Но опять угодил в точку — правда, не совсем ту, но тоже вполне подходящую. Через восемь месяцев революция в Германии свергла кайзера. Немцы спешно покинули свои новые приобретения и отказались от всех требований.
Однако Брестский мир дал решающий импульс «демократической контрреволюции»: в Сибири и Поволжье провозглашались эсеровские и меньшевистские правительства, в Москве в июле 1918-го произошло восстание левых эсеров. Подавление этих выступлений, в свою очередь, привело к окончательному установлению однопартийной большевистской диктатуры, а затем к полномасштабной гражданской войне.
В ходе ее российским элитам предстояло убедиться в реальности угроз расчленения страны и бесконечной войны всех со всеми. В конце концов уцелевшие признали легитимность большевиков, потому что те заново собирали империю, восстанавливали пусть новый и чуждый во многом, но твердый порядок. Лозунги свободы и демократии больше не воспринимались. Все классы и слои, еще не уничтоженные, уставшие от войн, хотели стабильности. На краткий миг ее и получили.
Источник третий — традиция, однако!
Герои Февраля, как показала жизнь, совсем не понимали страну, которой они пытались руководить. Популярный миф о народе-богоносце внушал благостные иллюзии. Вот так чувствовал себя первый глава Временного правительства князь Львов в конце апреля, когда уже все выглядело весьма непросто: «Великая русская революция чудесна в своем величавом, спокойном шествии… Чудесна в ней сама сущность ее руководящей идеи. Свобода русской революции проникнута элементами мирового, вселенского характера. Идея, взращенная из мелких семян свободы и равноправия, брошенных на черноземную почву полвека тому назад, охватила не только интересы русского народа, а интересы всех народов мира. Душа русского народа оказалась мировой демократической душой по самой своей природе. Она готова не только слиться с демократией всего мира, но стать впереди ее и вести ее по пути развития человечества на великих началах свободы, равенства и братства» [Милюков, 2001, т. 1:74].
Странное впечатление оставляет этот экзальтированный текст. Выделим из половодья эмоций стройный ряд логических заключений. Именно мы — самые-самые, только мы одни способны объединить в себе весь мир, оттого он обязан немедленно восхититься и отдать нам пальму первенства, так чтобы все были равны, но мы при этом — непременно впереди, а остальные бы следовали, совершенно свободно, по-братски и в своих же интересах, курсом великой руководящей идеи.

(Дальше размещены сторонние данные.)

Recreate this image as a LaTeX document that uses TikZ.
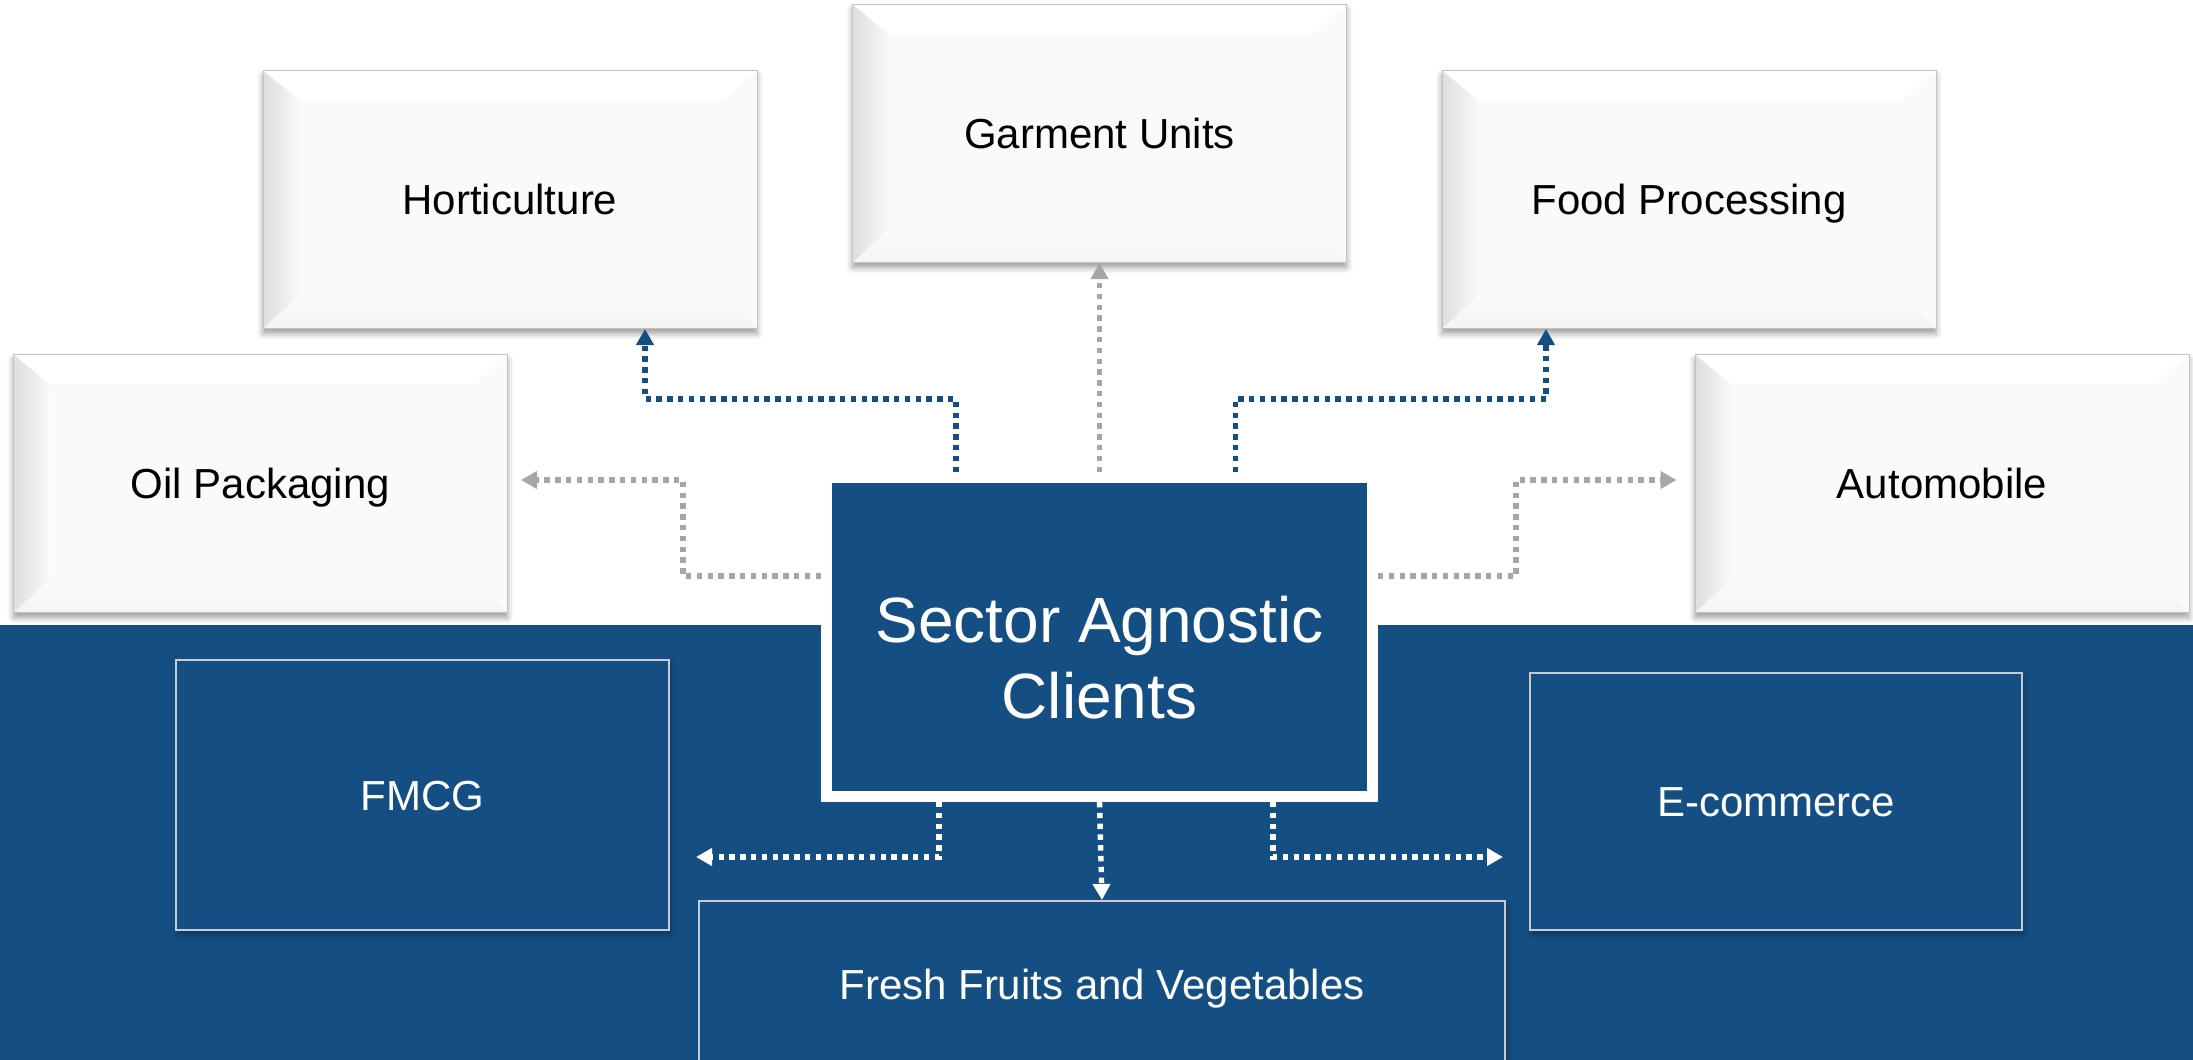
\documentclass[tikz,border=0pt]{standalone}
\usepackage{fontspec}
\setmainfont{Liberation Sans}
\usetikzlibrary{arrows.meta,calc,shadows.blur}
\definecolor{scblue}{HTML}{144E82}
\definecolor{scgray}{HTML}{A6A6A6}
\definecolor{scface}{HTML}{FAFAFA}
\definecolor{scedge}{HTML}{C2C2C2}
\definecolor{scframe}{HTML}{C8CCD2}
\tikzset{
  sectorbox/.style={
    rectangle,
    fill=scface,
    draw=scedge,
    line width=1pt,
    minimum width=494pt,
    minimum height=258pt,
    text height=30pt,
    text depth=0pt,
    font=\fontsize{42}{50}\selectfont,
    blur shadow={shadow xshift=0pt, shadow yshift=-5pt,
                 shadow blur radius=6pt, shadow opacity=40},
    path picture={
      \coordinate (bnw) at (path picture bounding box.north west);
      \coordinate (bse) at (path picture bounding box.south east);
      \fill[white] (bnw) -- (bnw -| bse) -- ($(bnw -| bse)+(-33,30)$)
        -- ($(bnw)+(36,30)$) -- cycle;
      \fill[gray!4] (bse) -- ($(bse)+(-33,-33)$)
        -- ($(bnw -| bse)+(-33,30)$) -- (bnw -| bse) -- cycle;
      \fill[top color=gray!3, bottom color=gray!9] (bse -| bnw)
        -- ($(bse -| bnw)+(36,-33)$) -- ($(bse)+(-33,-33)$) -- (bse) -- cycle;
      \fill[left color=gray!26, right color=gray!5] (bnw)
        -- ($(bnw)+(36,30)$) -- ($(bse -| bnw)+(36,-33)$) -- (bse -| bnw) -- cycle;
    }
  },
  marketbox/.style={
    rectangle,
    fill=scblue,
    draw=scframe,
    line width=2pt,
    text=white,
    text height=30pt,
    text depth=0pt,
    font=\fontsize{42}{50}\selectfont,
    blur shadow={shadow xshift=2pt, shadow yshift=-4pt,
                 shadow blur radius=5pt, shadow opacity=30}
  },
  hubbox/.style={
    rectangle,
    fill=scblue,
    draw=white,
    line width=11pt,
    minimum width=546pt,
    minimum height=319pt
  },
  hubtitle/.style={text=white, align=center, font=\fontsize{64}{76}\selectfont},
  blueflow/.style={
    -{Triangle[length=16pt,width=17pt]},
    line width=5.4pt,
    dash pattern=on 5.4pt off 5.4pt,
    draw=scblue
  },
  grayflow/.style={blueflow, draw=scgray},
  whiteflow/.style={blueflow, draw=white}
}
\begin{document}
\begin{tikzpicture}[x=1pt, y=-1pt]
  \useasboundingbox (0,0) rectangle (2193,1060);
  \fill[scblue] (0,625) rectangle (2193,1060);

  \node[sectorbox] (horti) at (510,199.5) {Horticulture};
  \node[sectorbox] (garment) at (1099.5,133.5) {Garment Units};
  \node[sectorbox] (food) at (1689,199.5) {Food Processing};
  \node[sectorbox] (oil) at (260.5,483.5) {Oil Packaging};
  \node[sectorbox] (auto) at (1942,483.5) {Automobile};

  \node[marketbox, minimum width=493pt, minimum height=270pt] (fmcg)
    at (422.5,795) {FMCG};
  \node[marketbox, minimum width=492pt, minimum height=257pt] (ecom)
    at (1776,801.5) {E-commerce};
  \node[marketbox, minimum width=806pt, minimum height=166pt] (fresh)
    at (1102,984) {Fresh Fruits and Vegetables};

  \node[hubbox] (hub) at (1099.5,637) {};
  \node[hubtitle] (hubtitle) at ([yshift=-21pt]hub.center)
    {Sector Agnostic\\Clients};

  % upper sectors
  \draw[blueflow] ([xshift=-143.5pt]hub.north) -- ++(0,-73)
    -| ([xshift=135pt]horti.south);
  \draw[grayflow] (hub.north) -- (garment.south);
  \draw[blueflow] ([xshift=136pt]hub.north) -- ++(0,-73)
    -| ([xshift=-143pt]food.south);
  \draw[grayflow, shorten >=13pt] ([yshift=61pt]hub.west) -- ++(-138,0)
    |- ([yshift=3.5pt]oil.east);
  \draw[grayflow, shorten >=18pt] ([yshift=61pt]hub.east) -- ++(138,0)
    |- ([yshift=3.5pt]auto.west);

  % lower sectors
  \draw[whiteflow, shorten >=26pt] ([xshift=-160.5pt]hub.south)
    |- ([yshift=-62pt]fmcg.east);
  \draw[whiteflow] (hub.south) -- (fresh.north);
  \draw[whiteflow, shorten >=26pt] ([xshift=173.5pt]hub.south)
    |- ([yshift=-55.5pt]ecom.west);
\end{tikzpicture}
\end{document}
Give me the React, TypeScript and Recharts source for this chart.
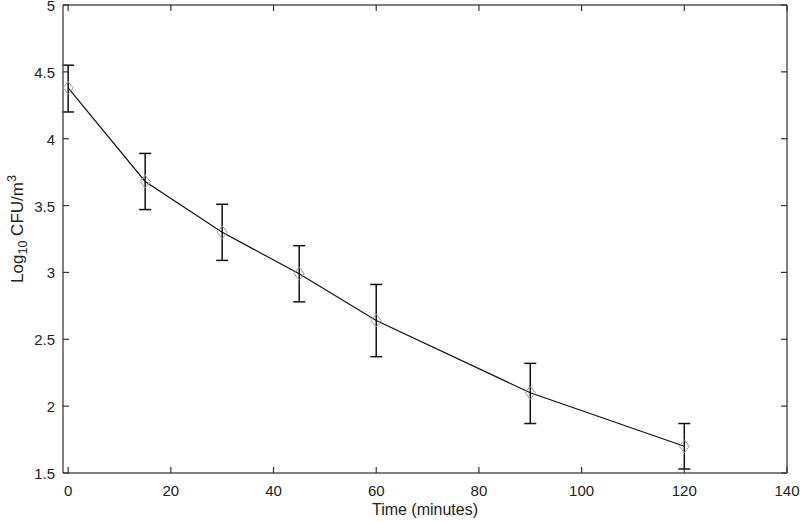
import { ComposedChart, Line, XAxis, YAxis, ErrorBar } from 'recharts';

const times = [0, 15, 30, 45, 60, 90, 120];
const means = [4.38, 3.68, 3.3, 2.99, 2.64, 2.1, 1.7];
const upper = [4.55, 3.89, 3.51, 3.2, 2.91, 2.32, 1.87];
const lower = [4.2, 3.47, 3.09, 2.78, 2.37, 1.87, 1.53];

const xTicks = [0, 20, 40, 60, 80, 100, 120, 140];
const yTicks = [1.5, 2, 2.5, 3, 3.5, 4, 4.5, 5];
const xDomain = [-1, 140];
const yDomain = [1.5, 5];

const data = times.map((t, i) => ({
  t,
  y: means[i],
  err: [means[i] - lower[i], upper[i] - means[i]],
}));

const FONT = '"Liberation Sans", Arial, sans-serif';
const AXIS = '#555';
const TICK = '#333';
const TL = 6;

function BottomTick({ x, y, payload }: any) {
  return (
    <g>
      <line x1={x} x2={x} y1={y} y2={y - TL} stroke={TICK} strokeWidth={1.2} />
      <text x={x} y={y + 23} textAnchor="middle" fontSize={15} fontFamily={FONT} fill="#222">
        {payload.value}
      </text>
    </g>
  );
}

function TopTick({ x, y }: any) {
  return <line x1={x} x2={x} y1={y} y2={y + TL} stroke={TICK} strokeWidth={1.2} />;
}

function LeftTick({ x, y, payload }: any) {
  return (
    <g>
      <line x1={x} x2={x + TL} y1={y} y2={y} stroke={TICK} strokeWidth={1.2} />
      <text x={x - 8} y={y} dy="0.4em" textAnchor="end" fontSize={15} fontFamily={FONT} fill="#222">
        {payload.value}
      </text>
    </g>
  );
}

function RightTick({ x, y }: any) {
  return <line x1={x} x2={x - TL} y1={y} y2={y} stroke={TICK} strokeWidth={1.2} />;
}

function Diamond({ cx, cy }: any) {
  if (cx == null || cy == null) return null;
  const pts = `${cx},${cy - 6.5} ${cx + 5},${cy} ${cx},${cy + 6.5} ${cx - 5},${cy}`;
  return <polygon points={pts} fill="none" stroke="#999" strokeWidth={1} />;
}

function YLabel({ viewBox }: any) {
  const cx = 17;
  const cy = viewBox.y + viewBox.height / 2 - 10;
  return (
    <text
      x={cx}
      y={cy}
      transform={`rotate(-90 ${cx} ${cy})`}
      textAnchor="middle"
      fontSize={17}
      fontFamily={FONT}
      fill="#222"
      dy="0.36em"
    >
      Log
      <tspan fontSize={12.5} dy={4}>10</tspan>
      <tspan dy={-4}>{'  CFU/m'}</tspan>
      <tspan fontSize={12.5} dy={-7}>3</tspan>
    </text>
  );
}

function XLabel() {
  return (
    <text x={425} y={515} textAnchor="middle" fontSize={16} fontFamily={FONT} fill="#222">
      Time (minutes)
    </text>
  );
}

export default function App() {
  return (
    <div style={{ position: 'absolute', left: 0, top: 0, width: 800, height: 522, background: '#fff' }}>
      <ComposedChart
        width={800}
        height={522}
        data={data}
        margin={{ top: 4, right: 12, bottom: 0, left: 0 }}
      >
        <XAxis
          dataKey="t"
          type="number"
          domain={xDomain}
          allowDataOverflow
          ticks={xTicks}
          height={49}
          tickSize={0}
          tickMargin={0}
          tickLine={false}
          axisLine={{ stroke: AXIS, strokeWidth: 1.5 }}
          tick={<BottomTick />}
          interval={0}
          label={<XLabel />}
        />
        <XAxis
          xAxisId="top"
          dataKey="t"
          orientation="top"
          type="number"
          domain={xDomain}
          allowDataOverflow
          ticks={xTicks}
          height={1}
          tickSize={0}
          tickMargin={0}
          tickLine={false}
          axisLine={{ stroke: AXIS, strokeWidth: 1.5 }}
          tick={<TopTick />}
          interval={0}
        />
        <YAxis
          type="number"
          domain={yDomain}
          allowDataOverflow
          ticks={yTicks}
          width={63}
          tickSize={0}
          tickMargin={0}
          tickLine={false}
          axisLine={{ stroke: AXIS, strokeWidth: 1.5 }}
          tick={<LeftTick />}
          interval={0}
          label={<YLabel />}
        />
        <YAxis
          yAxisId="right"
          orientation="right"
          type="number"
          domain={yDomain}
          allowDataOverflow
          ticks={yTicks}
          width={1}
          tickSize={0}
          tickMargin={0}
          tickLine={false}
          axisLine={{ stroke: AXIS, strokeWidth: 1.5 }}
          tick={<RightTick />}
          interval={0}
        />
        {/* invisible series so the mirror axes get a scale */}
        <Line
          xAxisId="top"
          yAxisId="right"
          dataKey="y"
          stroke="none"
          dot={false}
          activeDot={false}
          legendType="none"
          isAnimationActive={false}
        />
        <Line
          dataKey="y"
          stroke="#111"
          strokeWidth={1.2}
          dot={<Diamond />}
          activeDot={false}
          isAnimationActive={false}
        >
          <ErrorBar dataKey="err" direction="y" width={6} stroke="#111" strokeWidth={1.5} isAnimationActive={false} />
        </Line>
      </ComposedChart>
    </div>
  );
}
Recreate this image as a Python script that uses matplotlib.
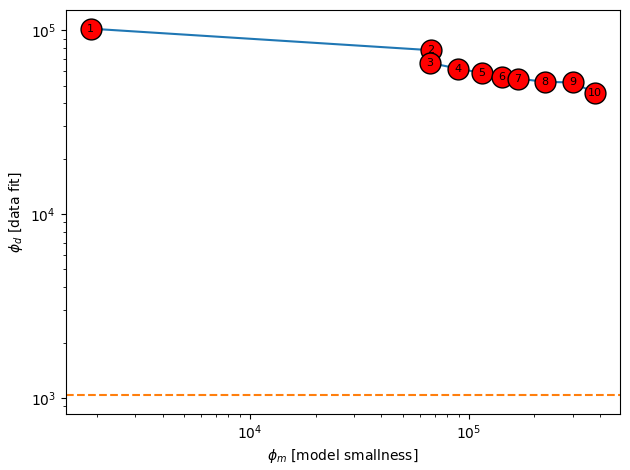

Теперь попробуем подставить на место «великой русской революции», то есть конкретной Февральской, аналогичную подборку с разных страниц отечественной истории. Для начала, скажем, «внутренний стержень православной веры в соборной душе народа», затем «великие идеалы коммунистического строительства»; наконец, последний взвизг отечественной политической моды — «демократия эгалитарная, но не либеральная, где свобода отдельного человека ограничена интересами сохранения государственного суверенитета» (и это вот косноязычно мямляшее — оно, представьте, тоже демонстрирует духовную жажду углядеть в каком-нибудь уголке мира стройные колонны идущих следом!). Неприятно, конечно, сводить в одном ряду людей благородного кондуита, подозреваемых в идеализме, с анонимными передовицами, тем паче с ивановым-стоседьмым. Да что поделаешь…
Ибо вот как трансформируется сегодня комплекс романтического мессианства в подсознании отнюдь не сервильного, даже нисколько не системного, а открыто протестующего российского политика из молодых — отчасти левого, на чуток просвещенного националиста, а в основном, как большинство, противника бюджетных распилов под государственническими вывесками. В недавно вышедшей книге он сперва описывает на высокой публицистической ноте, каким хотел бы видеть будущее родины; толково рассуждает о достоинствах своего поколения, не успевшего нахлебаться жизни при совке, даже проклятые девяностые прощает и оправдывает до какой-то степени, потому что тогда и оппонентам давали свободу, кто на сколько вытянет. Брезгливо морщится от вопилок, спускаемых по вертикали в толпу, на утеху ликующей гопоте: «Россия, вперед! Кто против — урод!» и т. п. И вдруг, как настоящая оплеуха ни с того ни сего, средь мирного разговора — квинтэссенция этого далекого вымечтанного счастья: «Таким образом, западная цивилизация, идейно исчерпанная, но сохранившая смысловое первенство, получает по зубам сразу двумя аргументами: а) вы бескультурны, ваши локальные специалисты комичны на фоне массового явления русской интеллигенции; б) вы лишены коллективистского инстинкта, ваше атомизированное общество с его гражданскими механизмами проигрывает нашей энергии братства» [Шаргунов, 2008: 47].